All entries are to be quoted exactly; the images stay out of the copy.

- **MATERIAL FOR THIS EXERCISE**
◆ ◆ ◆ ◆

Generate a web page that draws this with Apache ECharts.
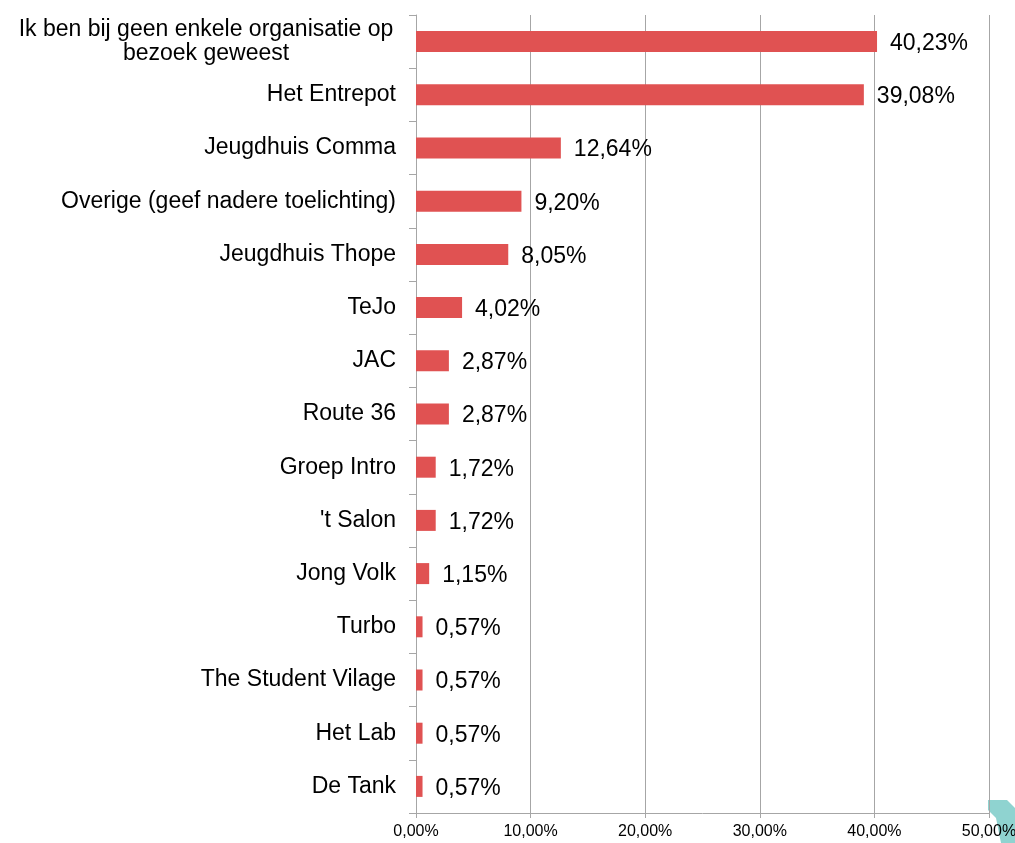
<!DOCTYPE html>
<html>
<head>
<meta charset="utf-8">
<script type="text/javascript" src="https://cdn.jsdelivr.net/npm/echarts@6/dist/echarts.min.js"></script>
<style>
  html, body { margin: 0; padding: 0; background: #fff; }
  #container { width: 1015px; height: 843px; }
</style>
</head>
<body>
<div id="container"></div>
<script type="text/javascript">
// categorieen (van boven naar beneden)
var categories = [
    'Ik ben bij geen enkele organisatie op\nbezoek geweest',
    'Het Entrepot',
    'Jeugdhuis Comma',
    'Overige (geef nadere toelichting)',
    'Jeugdhuis Thope',
    'TeJo',
    'JAC',
    'Route 36',
    'Groep Intro',
    "'t Salon",
    'Jong Volk',
    'Turbo',
    'The Student Vilage',
    'Het Lab',
    'De Tank'
];
// percentages
var values = [40.23, 39.08, 12.64, 9.20, 8.05, 4.02, 2.87, 2.87, 1.72, 1.72, 1.15, 0.57, 0.57, 0.57, 0.57];
var xTicks = [0, 10, 20, 30, 40, 50];

var fontFam = 'Liberation Sans, Arial, sans-serif';

function pct(v) {
    return v.toFixed(2).replace('.', ',') + '%';
}

var myChart = echarts.init(document.getElementById('container'));

var option = {
    animation: false,
    grid: { left: 416, right: 26, top: 15, bottom: 30, containLabel: false, outerBoundsMode: 'none' },
    xAxis: {
        type: 'value',
        min: xTicks[0],
        max: xTicks[xTicks.length - 1],
        interval: 10,
        axisLine: { show: true, lineStyle: { color: '#A6A6A6', width: 1 } },
        axisTick: { show: true, length: 5, lineStyle: { color: '#A6A6A6' } },
        splitLine: { show: true, lineStyle: { color: '#A6A6A6', width: 1 } },
        axisLabel: {
            margin: 11,
            fontFamily: fontFam,
            fontSize: 16,
            color: '#000',
            hideOverlap: false,
            formatter: function (v) { return pct(v); }
        }
    },
    yAxis: {
        type: 'category',
        inverse: true,
        data: categories,
        axisLine: { show: true, lineStyle: { color: '#A6A6A6', width: 1 } },
        axisTick: { show: true, length: 7, lineStyle: { color: '#A6A6A6' } },
        splitLine: { show: false },
        axisLabel: {
            margin: 20,
            fontFamily: fontFam,
            fontSize: 23,
            color: '#000',
            formatter: function (v) {
                if (v.indexOf('\n') >= 0) {
                    var parts = v.split('\n');
                    return parts.map(function (p) { return '{w|' + p + '}'; }).join('\n');
                }
                return v;
            },
            rich: {
                w: { width: 380, align: 'center', fontSize: 23, lineHeight: 24, fontFamily: fontFam, color: '#000' }
            }
        }
    },
    series: [{
        type: 'bar',
        data: values,
        barWidth: 21,
        itemStyle: { color: '#E05252' },
        label: {
            show: true,
            position: 'right',
            distance: 13,
            offset: [0, 2],
            fontFamily: fontFam,
            fontSize: 23,
            color: '#000',
            formatter: function (p) { return pct(p.value); }
        }
    }],
    graphic: [{
        type: 'polygon',
        shape: { points: [[988, 800], [1007, 800], [1015, 808], [1015, 843], [1001, 843], [996, 818], [988, 810]] },
        style: { fill: '#8FD3D0' },
        z: -10
    }]
};

myChart.setOption(option);
</script>
</body>
</html>
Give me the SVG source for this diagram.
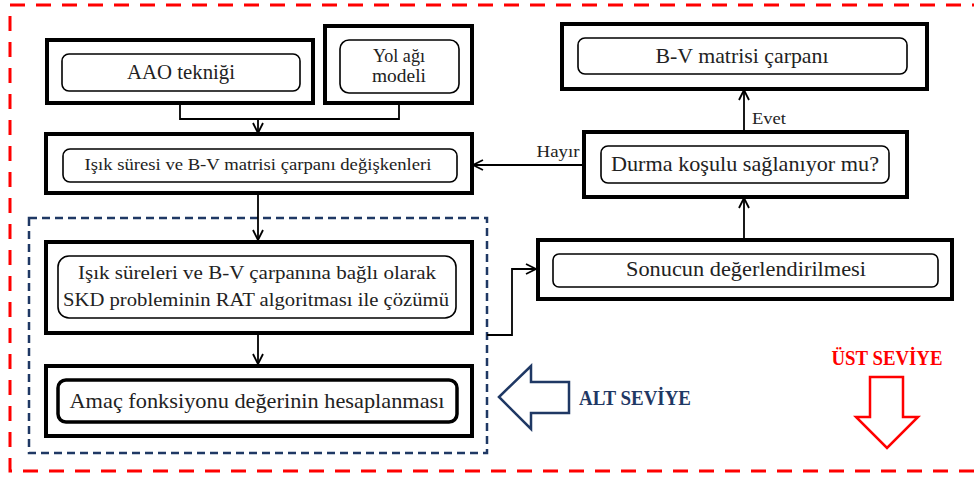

◆ ◆ ◆ ◆

- **ANSWER TO THIS EXERCISE**
Generate a web page that draws this with Apache ECharts.
<!DOCTYPE html>
<html>
<head>
<meta charset="utf-8">
<script type="text/javascript" src="https://cdn.jsdelivr.net/npm/echarts@6/dist/echarts.min.js"></script>
<style>
  html, body { margin: 0; padding: 0; background: #fff; }
  #container { width: 1015px; height: 843px; }
</style>
</head>
<body>
<div id="container"></div>
<script type="text/javascript">
// categorieen (van boven naar beneden)
var categories = [
    'Ik ben bij geen enkele organisatie op\nbezoek geweest',
    'Het Entrepot',
    'Jeugdhuis Comma',
    'Overige (geef nadere toelichting)',
    'Jeugdhuis Thope',
    'TeJo',
    'JAC',
    'Route 36',
    'Groep Intro',
    "'t Salon",
    'Jong Volk',
    'Turbo',
    'The Student Vilage',
    'Het Lab',
    'De Tank'
];
// percentages
var values = [40.23, 39.08, 12.64, 9.20, 8.05, 4.02, 2.87, 2.87, 1.72, 1.72, 1.15, 0.57, 0.57, 0.57, 0.57];
var xTicks = [0, 10, 20, 30, 40, 50];

var fontFam = 'Liberation Sans, Arial, sans-serif';

function pct(v) {
    return v.toFixed(2).replace('.', ',') + '%';
}

var myChart = echarts.init(document.getElementById('container'));

var option = {
    animation: false,
    grid: { left: 416, right: 26, top: 15, bottom: 30, containLabel: false, outerBoundsMode: 'none' },
    xAxis: {
        type: 'value',
        min: xTicks[0],
        max: xTicks[xTicks.length - 1],
        interval: 10,
        axisLine: { show: true, lineStyle: { color: '#A6A6A6', width: 1 } },
        axisTick: { show: true, length: 5, lineStyle: { color: '#A6A6A6' } },
        splitLine: { show: true, lineStyle: { color: '#A6A6A6', width: 1 } },
        axisLabel: {
            margin: 11,
            fontFamily: fontFam,
            fontSize: 16,
            color: '#000',
            hideOverlap: false,
            formatter: function (v) { return pct(v); }
        }
    },
    yAxis: {
        type: 'category',
        inverse: true,
        data: categories,
        axisLine: { show: true, lineStyle: { color: '#A6A6A6', width: 1 } },
        axisTick: { show: true, length: 7, lineStyle: { color: '#A6A6A6' } },
        splitLine: { show: false },
        axisLabel: {
            margin: 20,
            fontFamily: fontFam,
            fontSize: 23,
            color: '#000',
            formatter: function (v) {
                if (v.indexOf('\n') >= 0) {
                    var parts = v.split('\n');
                    return parts.map(function (p) { return '{w|' + p + '}'; }).join('\n');
                }
                return v;
            },
            rich: {
                w: { width: 380, align: 'center', fontSize: 23, lineHeight: 24, fontFamily: fontFam, color: '#000' }
            }
        }
    },
    series: [{
        type: 'bar',
        data: values,
        barWidth: 21,
        itemStyle: { color: '#E05252' },
        label: {
            show: true,
            position: 'right',
            distance: 13,
            offset: [0, 2],
            fontFamily: fontFam,
            fontSize: 23,
            color: '#000',
            formatter: function (p) { return pct(p.value); }
        }
    }],
    graphic: [{
        type: 'polygon',
        shape: { points: [[988, 800], [1007, 800], [1015, 808], [1015, 843], [1001, 843], [996, 818], [988, 810]] },
        style: { fill: '#8FD3D0' },
        z: -10
    }]
};

myChart.setOption(option);
</script>
</body>
</html>
Give me the SVG source for this diagram.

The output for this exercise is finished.